In his acceptance speech for New York City Teacher of the Year Award, John Taylor Gatto touched on this same theme. In the educational systems of past centuries, he explained, “you will find arrangements that place a child in an unguided setting with a problem to solve. Sometimes the problem is fraught with great risks, such as the problem of galloping a horse or making it jump…Can you imagine anyone who had mastered such a challenge ever lacking confidence in her ability to do anything?”
When we hand students a significant challenge, we also hand them a deeper message: we trust you. We believe you can do work that truly matters. Conversely, think of the message we communicate to young people by forcing them to spend years of their life on problems that have already been solved millions of times – and that are so useless that adults have long forgotten how to solve them.

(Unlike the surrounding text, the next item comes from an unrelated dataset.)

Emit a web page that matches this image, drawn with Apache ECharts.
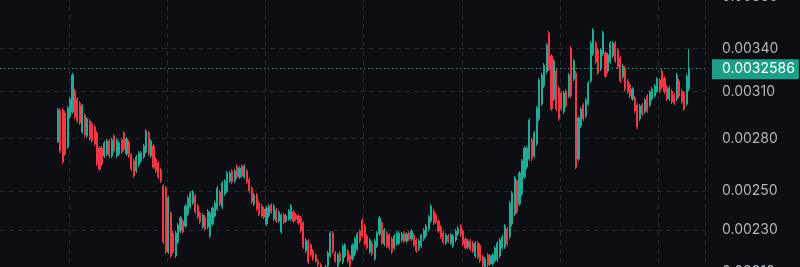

This reframing exposes the weak link in the usual narrative. Maybe the “motivation problem” isn’t in our kids. Maybe it’s in the work we are demanding of them. To many students, homework rightly feels like digging holes and refilling them every day. We insist that it builds lasting knowledge, but most of what’s crammed for tests is completely forgotten within weeks. The hole fills. The ground looks the same. What remains is just stress, lost sleep, and a diminished enthusiasm for learning.
Over my decades as an educator, I’ve seen what happens when students are presented a challenge worthy of their creativity. Years ago, I was hired to help forty Hawaiian children in rehab for crystal meth addiction paint two thirty-foot murals. They were the most shut-down group I’d ever met. However, when they learned that their murals would be the center piece of a show at the Maui Arts and Cultural Center just two weeks later, their attitude began to change. And, once they agreed among themselves that their goal was to give visual form to the destruction of Hawaiian culture — a subject that they all felt was profoundly important and personally relevant — they became intensely dedicated to their project. After these young people came to see these murals as their chance to share a dire warning with a community that was ready to honor their voices and truly listen, they found a reservoir of focus and fire that stunned me.
The crucial lesson here is that we should be careful about blaming students for their lack of motivation. For many young people, the fault may lie in the stars we teach them to reach for, rather than in themselves. When we offer them a goal that matters — a problem with real consequence, a task that joins their gifts to the world’s needs — they can often tap into limitless sources of energy.